McGuire takes pleasure in the body and how much it can endure, as he does in setting scenes. Late in the book, when all seems lost, the survivors set up their tent on the ice: “At night, they camp on the floe edge, raise the bloodstained tent, attempt to dry and feed themselves. Near midnight, the bluish twilight thickens briefly to a gaudy and stelliferous darkness, then an hour later reasserts itself. Sumner sweats and shivers, dips in and out of an uneasy and dream-afflicted sleep. Around him bundled bodies grumble and gasp like snoozing cattle; the air inside the tent feels iron cold against his cheeks and nose, and has a stewed and crotch-like reek to it.”
Soon, we have descriptions of what it is like to suck and swallow the juice from a seal’s eyeball. And then we have Sumner drinking the “hot black liquid — blood, urine, bile” — from a bear’s innards. And then, as Sumner operates on a priest’s infected abdomen, the discharge first spatters across the table and then “it pulses out from the narrow opening like the last twitching apogee of a monstrous ejaculation.” This would be all good fun, except that McGuire manages to hold and wield his dark story in full seriousness. The tone throughout remains somber, direct, tense, fierce.
The tightness of the tone suggests that there is, behind the narrative, a theory being worked out of how historical fiction can be credibly managed now. Although there are no anachronisms in the book, there are also no long, wearying pages describing the clothing of the period, or the system of belief, or set pieces about the political or social background.
This means that McGuire can isolate his characters, and because they are on a ship and going through immense physical trials, they can be further set apart.

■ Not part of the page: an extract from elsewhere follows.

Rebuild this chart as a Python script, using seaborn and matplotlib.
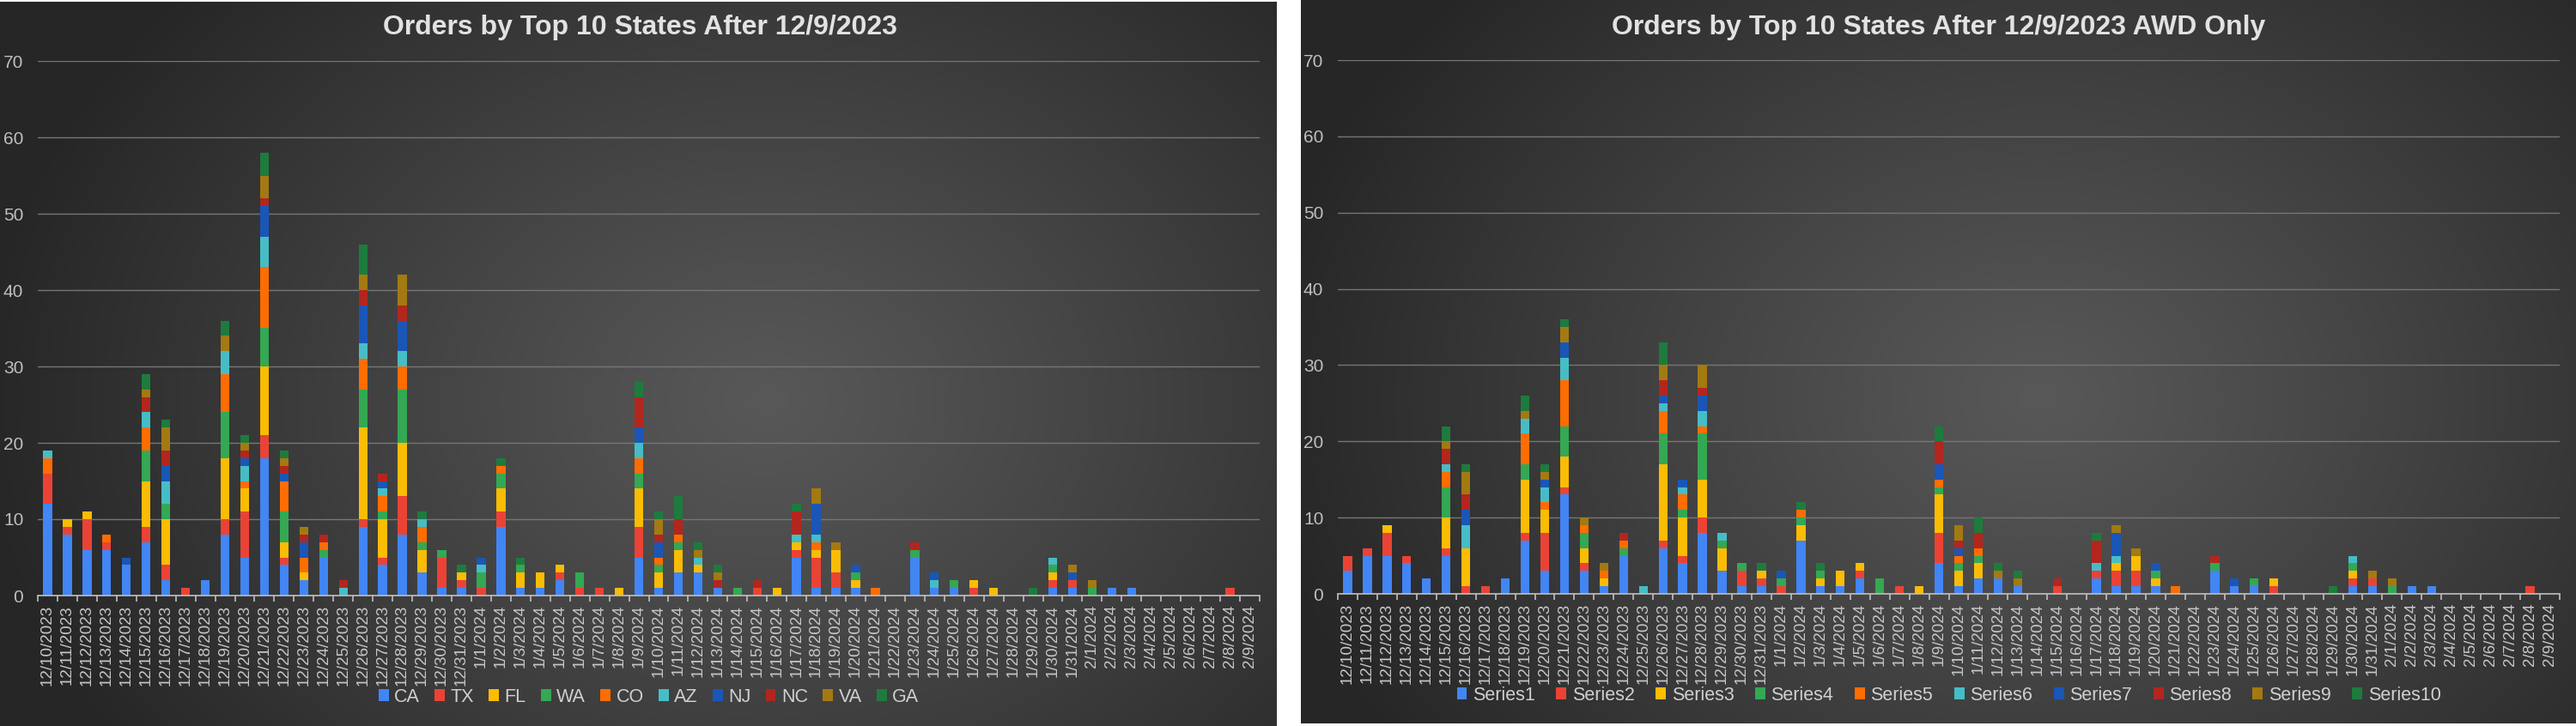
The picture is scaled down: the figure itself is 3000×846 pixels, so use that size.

This gives them a sort of purity of line; there is an intensity in the way they live, breathe, and respond to the world that etches them more deeply on the page and on the imagination of the reader.
Even though there are many minor players and moments where the camera of the novel moves away from its main characters, McGuire makes sure we know this is, in fact, the story of two men, Sumner and Drax, and it is their fates (rather than the fate of the ship or its crew or its owner) with which we are concerned. This focus is managed with tact and intelligence so that, even in the passages of the book that do not deal with the two figures directly, it is clear they are not being sidelined but are merely waiting to emerge more powerfully again.
By the end of the book, their story becomes even more vivid. It is possible at certain moments to sense the battle between them as a clash between darkness and light, good and evil. It is a mark of McGuire’s subtlety as a novelist, however, that he leaves this in the shadows while placing at the forefront enough felt life and closely imagined detail to resist any simple categories. He allows each of the two men their due strangeness and individuality.